Cactoblastis MemorialPrint Page
Cairn pays tribute to the cactoblastis moth and the scientists who waged war against the prickly pear which once threatened to destroy the whole of south east Queensland.
Locals were at first sceptical that the Cactoblastis grubs and Chico-cochineal insects could destroy the prickly pear. However, once convinced, they contributed enthusiastically to spreading millions of `egg-sticks` as they were called. In three years thousands of acres were cleared and thereafter one could only grow the pear if it was covered with a protective net.
A land area larger than size of Tasmania was recovered for farming purposes. Not so many years ago ,people In the Dalby district referred to events as or BC or AC, before or after cactoblastis.
|Address:||Marble Street, Myall Creek , Dalby, 4405|
|GPS Coordinates:||Lat: -27.183056|
Note: GPS Coordinates are approximate.
|Actual Monument Dedication Date:||Thursday 27th May, 1965|
In 1925, Prickly Pear, the greatest example known to man of any noxious plant invasion, infested fifty million acres of land in Queensland, of which thirty million represented a complete coverage. The Dalby District was then heavily infested. The biological control investigation was undertaken by the Commonwealth Prickly Pear Board, the joint project of the Commonwealth, Queensland and New South Wales Governments.

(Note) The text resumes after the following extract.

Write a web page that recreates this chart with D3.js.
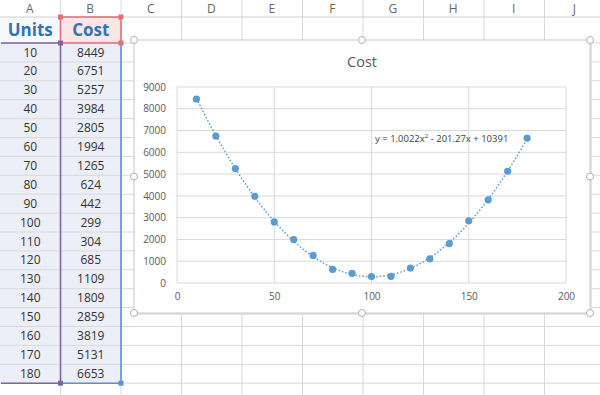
<!DOCTYPE html>
<html>
<head>
<meta charset="utf-8">
<script src="https://cdn.jsdelivr.net/npm/d3@7"></script>
<style>
  body { margin: 0; background: #fff; }
  svg { display: block; font-family: "Open Sans", "Liberation Sans", sans-serif; }
</style>
</head>
<body>
<svg id="sheet" width="600" height="395"></svg>
<script>
// spreadsheet data
const units = [10, 20, 30, 40, 50, 60, 70, 80, 90, 100, 110, 120, 130, 140, 150, 160, 170, 180];
const cost = [8449, 6751, 5257, 3984, 2805, 1994, 1265, 624, 442, 299, 304, 685, 1109, 1809, 2859, 3819, 5131, 6653];
const colLetters = ["A", "B", "C", "D", "E", "F", "G", "H", "I", "J"];
const xTicks = [0, 50, 100, 150, 200];
const yTicks = [0, 1000, 2000, 3000, 4000, 5000, 6000, 7000, 8000, 9000];
// trendline coefficients as printed on the chart (a, b, c)
const trendCoef = [1.0022, -201.27, 10391];

const svg = d3.select("#sheet");

// ---- grid of cells ----
const COL_W = 60.5;
const HEAD_H = 17, ROW1_B = 43, ROW_H = 18.9;
const colX = i => i * COL_W;       // left edge of column i
const rowY = i => ROW1_B + i * ROW_H; // top of data row i

const grid = svg.append("g");

// tinted selection cells
grid.append("rect").attr("x", 0).attr("y", HEAD_H).attr("width", colX(1)).attr("height", ROW1_B - HEAD_H).attr("fill", "#f7f8fb");
grid.append("rect").attr("x", colX(1)).attr("y", HEAD_H).attr("width", COL_W).attr("height", ROW1_B - HEAD_H).attr("fill", "#fbe6e7");
grid.append("rect").attr("x", 0).attr("y", ROW1_B).attr("width", colX(2)).attr("height", ROW_H * units.length).attr("fill", "#eceff7");

// gridlines
for (let i = 1; i <= 10; i++) {
  grid.append("line").attr("x1", colX(i)).attr("x2", colX(i)).attr("y1", 0).attr("y2", 395)
    .attr("stroke", "#d9d9d9");
}
grid.append("line").attr("x1", 0).attr("x2", 600).attr("y1", HEAD_H).attr("y2", HEAD_H).attr("stroke", "#cfcfcf");
grid.append("line").attr("x1", 0).attr("x2", 600).attr("y1", ROW1_B).attr("y2", ROW1_B).attr("stroke", "#d9d9d9");
for (let i = 1; i <= 19; i++) {
  grid.append("line").attr("x1", 0).attr("x2", 600).attr("y1", rowY(i)).attr("y2", rowY(i))
    .attr("stroke", "#d9d9d9");
}

// column letters
grid.selectAll("text.col").data(colLetters).join("text")
  .attr("x", (d, i) => colX(i) + COL_W / 2 - 0.5)
  .attr("y", 13)
  .attr("text-anchor", "middle")
  .attr("font-size", 12)
  .attr("fill", "#666")
  .text(d => d);

// header row
grid.append("text").attr("x", COL_W / 2).attr("y", 36).attr("text-anchor", "middle")
  .attr("font-size", 17).attr("font-weight", "bold").attr("fill", "#2f75b5").text("Units");
grid.append("text").attr("x", COL_W * 1.5).attr("y", 36).attr("text-anchor", "middle")
  .attr("font-size", 17).attr("font-weight", "bold").attr("fill", "#2f75b5").text("Cost");

// values
grid.selectAll("text.u").data(units).join("text")
  .attr("x", COL_W / 2).attr("y", (d, i) => rowY(i) + 13.5)
  .attr("text-anchor", "middle").attr("font-size", 12).attr("fill", "#333").text(d => d);
grid.selectAll("text.c").data(cost).join("text")
  .attr("x", COL_W * 1.5).attr("y", (d, i) => rowY(i) + 13.5)
  .attr("text-anchor", "middle").attr("font-size", 12).attr("fill", "#333").text(d => d);

// range highlight borders
const yEnd = rowY(units.length);
const purple = "#8064a2", blue = "#5b8fd6", red = "#e0707a";
grid.append("path").attr("d", `M1,${ROW1_B}H${colX(1)}V${yEnd}H1`).attr("fill", "none").attr("stroke", purple).attr("stroke-width", 1.6);
grid.append("path").attr("d", `M${colX(1)},${yEnd}H${colX(2)}V${ROW1_B}`).attr("fill", "none").attr("stroke", blue).attr("stroke-width", 1.6);
grid.append("path").attr("d", `M${colX(1)},${ROW1_B}V${HEAD_H}H${colX(2)}V${ROW1_B}H${colX(1)}`).attr("fill", "none").attr("stroke", red).attr("stroke-width", 1.6);
[[colX(1), HEAD_H, red], [colX(2), HEAD_H, red], [colX(2), ROW1_B, red], [colX(1), ROW1_B, purple],
 [colX(1), yEnd, purple], [colX(2), yEnd, blue]].forEach(([x, y, c]) => {
  grid.append("rect").attr("x", x - 2.5).attr("y", y - 2.5).attr("width", 5).attr("height", 5).attr("fill", c);
});

// ---- chart ----
const frame = { x: 134, y: 40, w: 456, h: 273 };
const chartG = svg.append("g");
chartG.append("rect").attr("x", frame.x + 2).attr("y", frame.y + 2).attr("width", frame.w).attr("height", frame.h)
  .attr("fill", "#e4e4e4");
chartG.append("rect").attr("x", frame.x).attr("y", frame.y).attr("width", frame.w).attr("height", frame.h)
  .attr("fill", "#fff").attr("stroke", "#c8c8c8");

const xScale = d3.scaleLinear().domain([0, 200]).range([177, 566]);
const yScale = d3.scaleLinear().domain([0, 9000]).range([283, 87]);

// gridlines
chartG.selectAll("line.hg").data(yTicks).join("line")
  .attr("x1", xScale(0)).attr("x2", xScale(200))
  .attr("y1", d => yScale(d)).attr("y2", d => yScale(d))
  .attr("stroke", "#d9d9d9");
chartG.selectAll("line.vg").data(xTicks).join("line")
  .attr("x1", d => xScale(d)).attr("x2", d => xScale(d))
  .attr("y1", yScale(0)).attr("y2", yScale(9000))
  .attr("stroke", "#d9d9d9");

// axes labels via d3 axes
const xAxis = chartG.append("g").attr("transform", `translate(0,${yScale(0)})`)
  .call(d3.axisBottom(xScale).tickValues(xTicks).tickSize(0).tickPadding(10));
const yAxis = chartG.append("g").attr("transform", `translate(${xScale(0) - 10},0)`)
  .call(d3.axisLeft(yScale).tickValues(yTicks).tickSize(0).tickPadding(1).tickFormat(d3.format("d")));
[xAxis, yAxis].forEach(a => {
  a.select(".domain").remove();
  a.selectAll("text").attr("font-size", 10).attr("fill", "#595959")
    .style("font-family", "'Open Sans', 'Liberation Sans', sans-serif");
});
xAxis.selectAll("text").attr("dy", "0.71em");

// title
chartG.append("text").attr("x", frame.x + frame.w / 2).attr("y", 67).attr("text-anchor", "middle")
  .attr("font-size", 14.5).attr("fill", "#595959").text("Cost");

// trendline
const trendX = d3.range(units[0], units[units.length - 1] + 0.5, 1);
const line = d3.line()
  .x(d => xScale(d))
  .y(d => yScale(trendCoef[0] * d * d + trendCoef[1] * d + trendCoef[2]))
  .curve(d3.curveMonotoneX);
chartG.append("path").attr("d", line(trendX)).attr("fill", "none")
  .attr("stroke", "#5b9bd5").attr("stroke-width", 1.5).attr("stroke-dasharray", "1.5,2");

// points
chartG.selectAll("circle.pt").data(units).join("circle")
  .attr("cx", d => xScale(d)).attr("cy", (d, i) => yScale(cost[i]))
  .attr("r", 3.6).attr("fill", "#5b9bd5");

// equation
const eq = chartG.append("text").attr("x", 375).attr("y", 142).attr("font-size", 9.5).attr("fill", "#404040");
eq.append("tspan").text("y = 1.0022x");
eq.append("tspan").attr("font-size", 6).attr("dy", -4).text("2");
eq.append("tspan").attr("dy", 4).text(" - 201.27x + 10391");

// selection handles
const hx = [frame.x, frame.x + frame.w / 2, frame.x + frame.w];
const hy = [frame.y, frame.y + frame.h / 2, frame.y + frame.h];
hx.forEach(x => hy.forEach(y => {
  if (x === hx[1] && y === hy[1]) return;
  chartG.append("circle").attr("cx", x).attr("cy", y).attr("r", 3.5)
    .attr("fill", "#fff").attr("stroke", "#b0b0b0");
}));
</script>
</body>
</html>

Early in 1925, a small number of Cactoblastis Cactorum insects was introduced from the Argentine by Alan Parkhurst Dodd, O.B.E., who was officer-in-charge of the scientific undertaking. They were bred in very large numbers and liberated throughout the prickly pear territory. Within ten years, the insects had destroyed all the dense masses of prickly pear.
This plaque, affixed by the Queensland Women`s Historical Association on Thursday, 27th. May, 1965, records the indebtedness of the people of Queensland, and Dalby in particular, to the Cactoblastis Cactorum, and their gratitude for deliverance from that scourge.